**EXERCISE DESCRIPTION**: In the listing that follows, locate the line containing "Give me the Plotly source for this chart." and the line containing "y_ticks = [0, 20, 40, 60, 80, 100, 120]". Retype exactly those two lines and every line between them, and nothing more.
----
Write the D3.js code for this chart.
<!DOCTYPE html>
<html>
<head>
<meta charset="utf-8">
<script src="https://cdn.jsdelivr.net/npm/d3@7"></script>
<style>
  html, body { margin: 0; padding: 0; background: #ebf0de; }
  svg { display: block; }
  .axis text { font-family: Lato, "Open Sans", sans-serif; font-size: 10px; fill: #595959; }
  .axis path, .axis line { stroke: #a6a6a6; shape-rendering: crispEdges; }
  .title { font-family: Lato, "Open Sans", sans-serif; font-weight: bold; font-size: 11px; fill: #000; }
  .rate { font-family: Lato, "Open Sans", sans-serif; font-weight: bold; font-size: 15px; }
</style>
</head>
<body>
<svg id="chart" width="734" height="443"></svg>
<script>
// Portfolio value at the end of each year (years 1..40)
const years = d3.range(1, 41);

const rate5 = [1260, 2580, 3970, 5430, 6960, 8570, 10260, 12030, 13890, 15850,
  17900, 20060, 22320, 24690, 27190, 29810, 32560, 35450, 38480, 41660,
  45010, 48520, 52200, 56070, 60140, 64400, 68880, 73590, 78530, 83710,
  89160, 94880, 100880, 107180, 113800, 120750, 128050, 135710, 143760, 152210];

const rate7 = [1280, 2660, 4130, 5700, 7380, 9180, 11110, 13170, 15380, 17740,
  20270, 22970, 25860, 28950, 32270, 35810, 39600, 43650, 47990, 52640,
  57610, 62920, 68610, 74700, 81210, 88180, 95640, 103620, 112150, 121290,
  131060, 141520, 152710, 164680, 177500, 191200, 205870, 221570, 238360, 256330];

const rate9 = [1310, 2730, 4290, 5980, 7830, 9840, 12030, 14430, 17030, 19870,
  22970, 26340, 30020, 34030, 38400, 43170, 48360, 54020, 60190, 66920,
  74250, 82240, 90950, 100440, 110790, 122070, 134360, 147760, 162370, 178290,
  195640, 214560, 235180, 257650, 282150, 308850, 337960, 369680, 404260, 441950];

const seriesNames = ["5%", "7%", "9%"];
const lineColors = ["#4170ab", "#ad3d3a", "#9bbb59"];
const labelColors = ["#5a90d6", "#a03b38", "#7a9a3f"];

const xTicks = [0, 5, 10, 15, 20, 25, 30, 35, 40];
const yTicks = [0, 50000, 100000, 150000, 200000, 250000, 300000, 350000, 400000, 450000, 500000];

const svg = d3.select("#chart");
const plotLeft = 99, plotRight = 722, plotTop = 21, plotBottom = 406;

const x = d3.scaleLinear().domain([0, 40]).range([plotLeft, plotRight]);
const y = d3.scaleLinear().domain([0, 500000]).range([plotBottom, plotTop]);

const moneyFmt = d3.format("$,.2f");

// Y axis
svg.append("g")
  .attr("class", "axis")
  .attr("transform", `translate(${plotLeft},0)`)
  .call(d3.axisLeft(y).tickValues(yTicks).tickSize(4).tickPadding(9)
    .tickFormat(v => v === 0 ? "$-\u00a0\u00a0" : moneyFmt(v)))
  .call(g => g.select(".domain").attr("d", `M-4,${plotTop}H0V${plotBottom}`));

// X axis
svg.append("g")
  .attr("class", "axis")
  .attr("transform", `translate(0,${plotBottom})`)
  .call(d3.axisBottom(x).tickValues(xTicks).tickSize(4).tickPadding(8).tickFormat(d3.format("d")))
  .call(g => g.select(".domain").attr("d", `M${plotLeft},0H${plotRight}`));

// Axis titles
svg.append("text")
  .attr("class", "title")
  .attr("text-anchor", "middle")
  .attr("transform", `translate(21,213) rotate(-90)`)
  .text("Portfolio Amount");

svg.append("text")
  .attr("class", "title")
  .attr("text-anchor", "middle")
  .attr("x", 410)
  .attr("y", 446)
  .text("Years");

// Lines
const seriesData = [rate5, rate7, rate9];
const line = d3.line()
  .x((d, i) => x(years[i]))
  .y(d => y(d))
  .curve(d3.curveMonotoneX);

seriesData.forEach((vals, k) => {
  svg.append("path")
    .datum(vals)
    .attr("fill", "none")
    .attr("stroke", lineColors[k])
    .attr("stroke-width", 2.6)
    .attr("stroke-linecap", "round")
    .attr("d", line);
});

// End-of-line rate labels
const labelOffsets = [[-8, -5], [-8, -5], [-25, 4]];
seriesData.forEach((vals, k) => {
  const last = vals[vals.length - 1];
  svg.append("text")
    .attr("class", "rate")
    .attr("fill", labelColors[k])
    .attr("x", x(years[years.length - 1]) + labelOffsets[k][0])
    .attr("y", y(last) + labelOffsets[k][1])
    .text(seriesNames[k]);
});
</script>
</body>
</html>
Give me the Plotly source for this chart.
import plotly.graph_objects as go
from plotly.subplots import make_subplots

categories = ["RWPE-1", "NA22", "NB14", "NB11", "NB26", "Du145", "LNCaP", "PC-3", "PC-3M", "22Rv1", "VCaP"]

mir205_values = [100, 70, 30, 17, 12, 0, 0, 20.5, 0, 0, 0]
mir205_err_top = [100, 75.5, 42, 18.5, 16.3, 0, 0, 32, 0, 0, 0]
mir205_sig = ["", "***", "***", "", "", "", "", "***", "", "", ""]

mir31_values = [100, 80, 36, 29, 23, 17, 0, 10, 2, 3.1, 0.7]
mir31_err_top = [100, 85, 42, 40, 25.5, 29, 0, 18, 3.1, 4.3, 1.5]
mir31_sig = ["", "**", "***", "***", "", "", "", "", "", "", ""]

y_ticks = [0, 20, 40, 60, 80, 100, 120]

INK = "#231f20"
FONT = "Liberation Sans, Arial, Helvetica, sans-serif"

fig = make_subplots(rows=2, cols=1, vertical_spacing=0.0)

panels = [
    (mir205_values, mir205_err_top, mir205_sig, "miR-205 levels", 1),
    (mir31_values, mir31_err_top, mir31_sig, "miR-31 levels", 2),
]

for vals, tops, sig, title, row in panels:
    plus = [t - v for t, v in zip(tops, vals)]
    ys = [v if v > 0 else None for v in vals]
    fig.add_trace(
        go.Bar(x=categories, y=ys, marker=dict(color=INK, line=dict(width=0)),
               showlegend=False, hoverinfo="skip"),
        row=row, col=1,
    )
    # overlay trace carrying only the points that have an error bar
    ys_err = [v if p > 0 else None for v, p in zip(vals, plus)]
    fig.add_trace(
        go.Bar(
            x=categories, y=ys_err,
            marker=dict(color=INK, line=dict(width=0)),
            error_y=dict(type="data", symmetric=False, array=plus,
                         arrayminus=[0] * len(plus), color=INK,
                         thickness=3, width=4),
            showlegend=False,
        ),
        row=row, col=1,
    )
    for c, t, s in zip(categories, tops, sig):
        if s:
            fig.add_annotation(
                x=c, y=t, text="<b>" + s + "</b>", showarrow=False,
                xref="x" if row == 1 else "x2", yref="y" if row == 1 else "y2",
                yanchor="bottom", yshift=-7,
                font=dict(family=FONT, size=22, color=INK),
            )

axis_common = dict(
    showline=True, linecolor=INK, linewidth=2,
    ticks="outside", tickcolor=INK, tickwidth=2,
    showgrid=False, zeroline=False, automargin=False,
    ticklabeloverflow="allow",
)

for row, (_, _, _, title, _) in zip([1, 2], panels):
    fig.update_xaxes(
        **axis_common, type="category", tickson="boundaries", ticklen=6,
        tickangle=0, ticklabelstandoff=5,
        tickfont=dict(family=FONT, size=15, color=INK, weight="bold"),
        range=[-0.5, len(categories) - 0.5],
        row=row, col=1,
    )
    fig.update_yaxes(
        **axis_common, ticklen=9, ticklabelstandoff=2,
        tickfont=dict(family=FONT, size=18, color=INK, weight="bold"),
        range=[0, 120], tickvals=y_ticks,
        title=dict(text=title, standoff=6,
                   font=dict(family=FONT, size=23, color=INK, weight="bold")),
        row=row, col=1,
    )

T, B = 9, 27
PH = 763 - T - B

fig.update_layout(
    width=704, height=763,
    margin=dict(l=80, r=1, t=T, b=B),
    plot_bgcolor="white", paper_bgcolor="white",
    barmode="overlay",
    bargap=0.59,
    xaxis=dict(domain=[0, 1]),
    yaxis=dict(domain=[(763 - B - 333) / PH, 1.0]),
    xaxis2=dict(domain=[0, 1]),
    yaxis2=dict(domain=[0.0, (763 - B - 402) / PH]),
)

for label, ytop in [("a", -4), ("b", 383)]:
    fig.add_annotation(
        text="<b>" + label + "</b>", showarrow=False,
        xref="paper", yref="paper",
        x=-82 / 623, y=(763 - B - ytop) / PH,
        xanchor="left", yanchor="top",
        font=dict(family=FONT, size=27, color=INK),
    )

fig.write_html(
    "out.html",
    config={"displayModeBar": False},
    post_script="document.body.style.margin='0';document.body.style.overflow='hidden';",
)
----
**SOLUTION TO THE PROBLEM**:
Give me the Plotly source for this chart.
import plotly.graph_objects as go
from plotly.subplots import make_subplots

categories = ["RWPE-1", "NA22", "NB14", "NB11", "NB26", "Du145", "LNCaP", "PC-3", "PC-3M", "22Rv1", "VCaP"]

mir205_values = [100, 70, 30, 17, 12, 0, 0, 20.5, 0, 0, 0]
mir205_err_top = [100, 75.5, 42, 18.5, 16.3, 0, 0, 32, 0, 0, 0]
mir205_sig = ["", "***", "***", "", "", "", "", "***", "", "", ""]

mir31_values = [100, 80, 36, 29, 23, 17, 0, 10, 2, 3.1, 0.7]
mir31_err_top = [100, 85, 42, 40, 25.5, 29, 0, 18, 3.1, 4.3, 1.5]
mir31_sig = ["", "**", "***", "***", "", "", "", "", "", "", ""]

y_ticks = [0, 20, 40, 60, 80, 100, 120]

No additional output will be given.